## Given task
Retype, please, the listing from its opening line through the line that contains "d3.scaleLinear().domain([0, 50]).range([left, right]);", both included, without the pictures.

## Data section
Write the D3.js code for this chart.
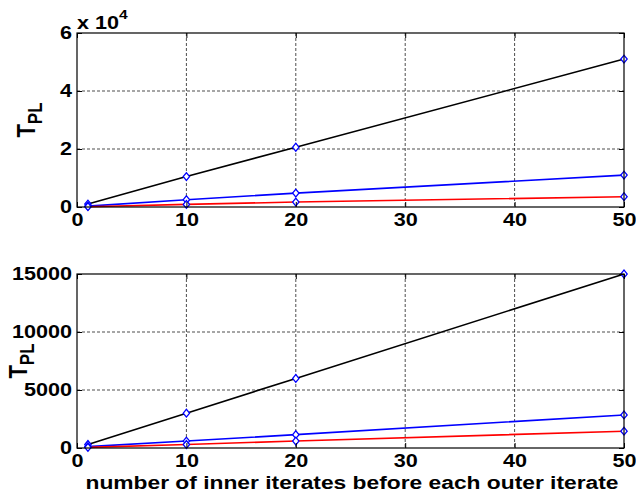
<!DOCTYPE html>
<html>
<head>
<meta charset="utf-8">
<script src="https://cdn.jsdelivr.net/npm/d3@7"></script>
<style>
  body { margin: 0; background: #fff; }
  svg text { font-family: "Liberation Sans", Arial, sans-serif; font-weight: bold; }
</style>
</head>
<body>
<svg id="chart" width="636" height="497"></svg>
<script>
// Data
const iterates = [1, 10, 20, 50];

// top panel (x 10^4)
const topBlack = [1000, 10500, 20600, 51000];
const topBlue = [300, 2500, 4800, 11000];
const topRed = [100, 900, 1700, 3550];

// bottom panel
const botBlack = [300, 3000, 6000, 15000];
const botBlue = [120, 600, 1150, 2850];
const botRed = [50, 300, 600, 1450];

const xTicks = [0, 10, 20, 30, 40, 50];
const topTicks = [0, 20000, 40000, 60000];
const botTicks = [0, 5000, 10000, 15000];

const svg = d3.select("#chart");
const left = 77, right = 624;
const SX = 1.2; // text in the picture is wide, stretch it horizontally

const xScale = d3.scaleLinear().domain([0, 50]).range([left, right]);

// stretch text horizontally around its own anchor x
function stretch(sel) {
  sel.attr("transform", function () {
    const x = +this.getAttribute("x") || 0;
    return `translate(${x * (1 - SX)},0) scale(${SX},1)`;
  });
}

function panel(top, bottom, yMax, yTicks, yFormat, series, labelX) {
  const yScale = d3.scaleLinear().domain([0, yMax]).range([bottom, top]);
  const g = svg.append("g");

  // grid
  g.selectAll(".gx")
    .data(xTicks.slice(1, -1))
    .join("line")
    .attr("x1", (d) => xScale(d)).attr("x2", (d) => xScale(d))
    .attr("y1", top).attr("y2", bottom)
    .attr("stroke", "#000").attr("stroke-width", 0.7)
    .attr("stroke-dasharray", "3,2");
  g.selectAll(".gy")
    .data(yTicks.slice(1, -1))
    .join("line")
    .attr("x1", left).attr("x2", right)
    .attr("y1", (d) => yScale(d)).attr("y2", (d) => yScale(d))
    .attr("stroke", "#000").attr("stroke-width", 0.7)
    .attr("stroke-dasharray", "3,2");

  // lines
  const line = d3.line()
    .x((d, i) => xScale(iterates[i]))
    .y((d) => yScale(d));
  series.forEach((s) => {
    g.append("path")
      .attr("d", line(s.values))
      .attr("fill", "none")
      .attr("stroke", s.color)
      .attr("stroke-width", 1.6);
  });
  // markers
  const diamond = d3.symbol().type(d3.symbolDiamond2 || d3.symbolDiamond).size(32);
  series.forEach((s) => {
    g.selectAll(null)
      .data(s.values)
      .join("path")
      .attr("d", diamond)
      .attr("transform", (d, i) => `translate(${xScale(iterates[i])},${yScale(d)}) scale(0.9,1.1)`)
      .attr("fill", "#fff")
      .attr("stroke", "#0000ff")
      .attr("stroke-width", 1.3);
  });

  // axes
  const xAxis = g.append("g")
    .attr("transform", `translate(0,${bottom})`)
    .call(d3.axisBottom(xScale).tickValues(xTicks).tickSizeInner(-5).tickSizeOuter(0).tickPadding(6));
  const xTop = g.append("g")
    .attr("transform", `translate(0,${top})`)
    .call(d3.axisTop(xScale).tickValues(xTicks).tickSizeInner(-5).tickSizeOuter(0).tickFormat(""));
  const yAxis = g.append("g")
    .attr("transform", `translate(${left},0)`)
    .call(d3.axisLeft(yScale).tickValues(yTicks).tickSizeInner(-5).tickSizeOuter(0).tickPadding(5).tickFormat(yFormat));
  const yRight = g.append("g")
    .attr("transform", `translate(${right},0)`)
    .call(d3.axisRight(yScale).tickValues(yTicks).tickSizeInner(-5).tickSizeOuter(0).tickFormat(""));
  [xAxis, xTop, yAxis, yRight].forEach((a) => {
    a.select(".domain").remove();
    a.selectAll("line").attr("stroke", "#000").attr("stroke-width", 1);
    a.selectAll("text")
      .attr("fill", "#000")
      .style("font-size", "18px")
      .style("font-family", "'Liberation Sans', Arial, sans-serif")
      .style("font-weight", "bold")
      .call(stretch);
  });

  // box
  g.append("rect")
    .attr("x", left).attr("y", top)
    .attr("width", right - left).attr("height", bottom - top)
    .attr("fill", "none").attr("stroke", "#000").attr("stroke-width", 1.2);

  // y label T_PL
  const yl = g.append("text")
    .attr("transform", `translate(${labelX},${(top + bottom) / 2}) scale(${SX},1) rotate(-90)`)
    .attr("text-anchor", "middle")
    .attr("fill", "#000")
    .style("font-size", "22px");
  yl.append("tspan").text("T");
  yl.append("tspan").attr("dy", 6).style("font-size", "17px").text("PL");

  return yScale;
}

panel(33, 207, 60000, topTicks, (d) => d / 10000,
  [
    { values: topBlack, color: "#000" },
    { values: topBlue, color: "#0000ff" },
    { values: topRed, color: "#ff0000" },
  ], 35);

// exponent label
const expo = svg.append("text")
  .attr("x", 77).attr("y", 29)
  .attr("fill", "#000")
  .style("font-size", "18px");
expo.append("tspan").text("x 10");
expo.append("tspan").attr("dy", -10).style("font-size", "13px").text("4");
expo.call(stretch);

panel(274, 448, 15000, botTicks, (d) => d,
  [
    { values: botBlack, color: "#000" },
    { values: botBlue, color: "#0000ff" },
    { values: botRed, color: "#ff0000" },
  ], 27);

svg.append("text")
  .attr("x", 352)
  .attr("y", 489)
  .attr("text-anchor", "middle")
  .attr("fill", "#000")
  .style("font-size", "19px")
  .text("number of inner iterates before each outer iterate")
  .call(stretch);
</script>
</body>
</html>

## Solution to this task
Write the D3.js code for this chart.
<!DOCTYPE html>
<html>
<head>
<meta charset="utf-8">
<script src="https://cdn.jsdelivr.net/npm/d3@7"></script>
<style>
  body { margin: 0; background: #fff; }
  svg text { font-family: "Liberation Sans", Arial, sans-serif; font-weight: bold; }
</style>
</head>
<body>
<svg id="chart" width="636" height="497"></svg>
<script>
// Data
const iterates = [1, 10, 20, 50];

// top panel (x 10^4)
const topBlack = [1000, 10500, 20600, 51000];
const topBlue = [300, 2500, 4800, 11000];
const topRed = [100, 900, 1700, 3550];

// bottom panel
const botBlack = [300, 3000, 6000, 15000];
const botBlue = [120, 600, 1150, 2850];
const botRed = [50, 300, 600, 1450];

const xTicks = [0, 10, 20, 30, 40, 50];
const topTicks = [0, 20000, 40000, 60000];
const botTicks = [0, 5000, 10000, 15000];

const svg = d3.select("#chart");
const left = 77, right = 624;
const SX = 1.2; // text in the picture is wide, stretch it horizontally

const xScale = d3.scaleLinear().domain([0, 50]).range([left, right]);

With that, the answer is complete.